The Marines even took care of some of their own reinforcement : in a casual yet astonishing demonstration of modern war, they put about 800 Marine "replacements" into Marine R4Q and R5D troop carriers at the Marine air bases at Cherry Point, N.C., flew them by way of the Navy's Port-Lyautey base in Morocco clean into the airfield at Beirut.

Understood, Assessed, Ready. The Lebanon buildup, accomplished and continuing, was thus the best evidence the U.S. had ever had of the "not war but like war" professionalism its force-in-being had built up in the years of the cold war. When the chips were down, there was no interservice wrangling, no competition for headlines, no rows about roles and missions or command. The Navy, Marine Corps, Army, Air Force's TAG, all demonstrated great limited-war capability, and all knew that the big U.S. buildup 500 or so miles from Russia's borders was made possible only by the deterrent thermonuclear power of the Air Force's Strategic Air Command.
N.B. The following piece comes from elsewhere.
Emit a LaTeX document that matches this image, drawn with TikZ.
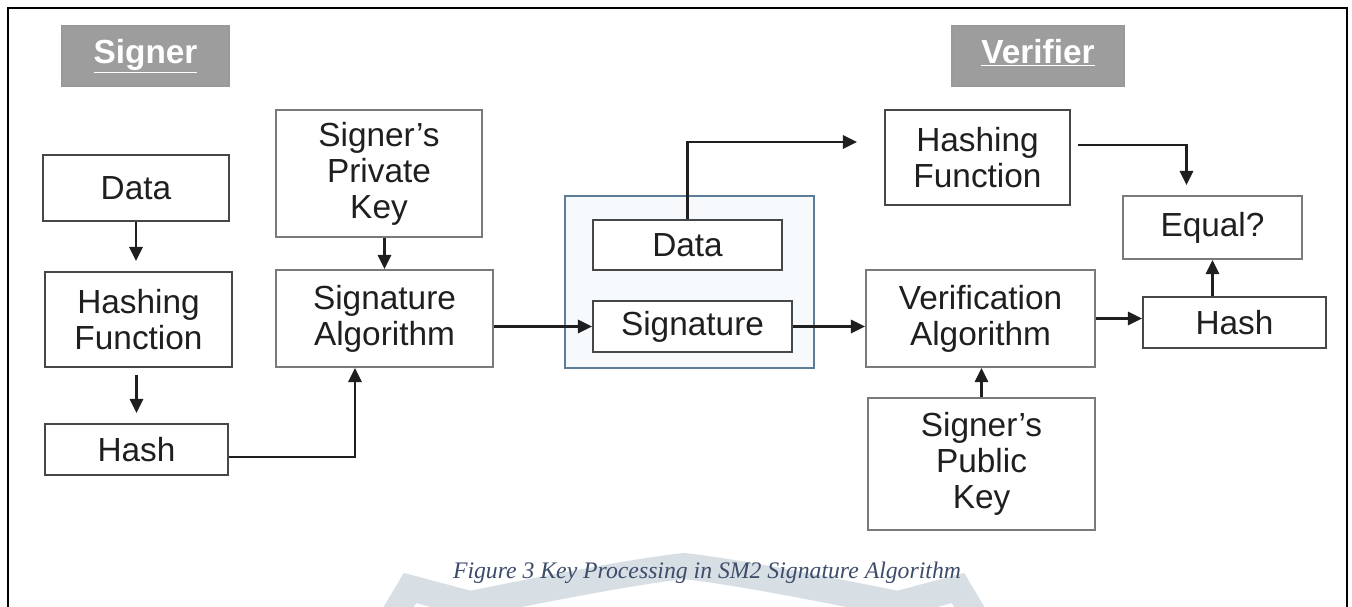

At week's end, as the great grey carriers wheeled, and Marines and paratroops patrolled, and sweating Navy yard hands loaded up, and staff officers pored over their plans, the U.S. could take a measure of pride in the fact that the armed forces had measured up in Lebanon in a way that showed they could measure up anywhere, anytime. Said one member of the J.C.S., laconically but not without pride: "It went the way it was planned to go."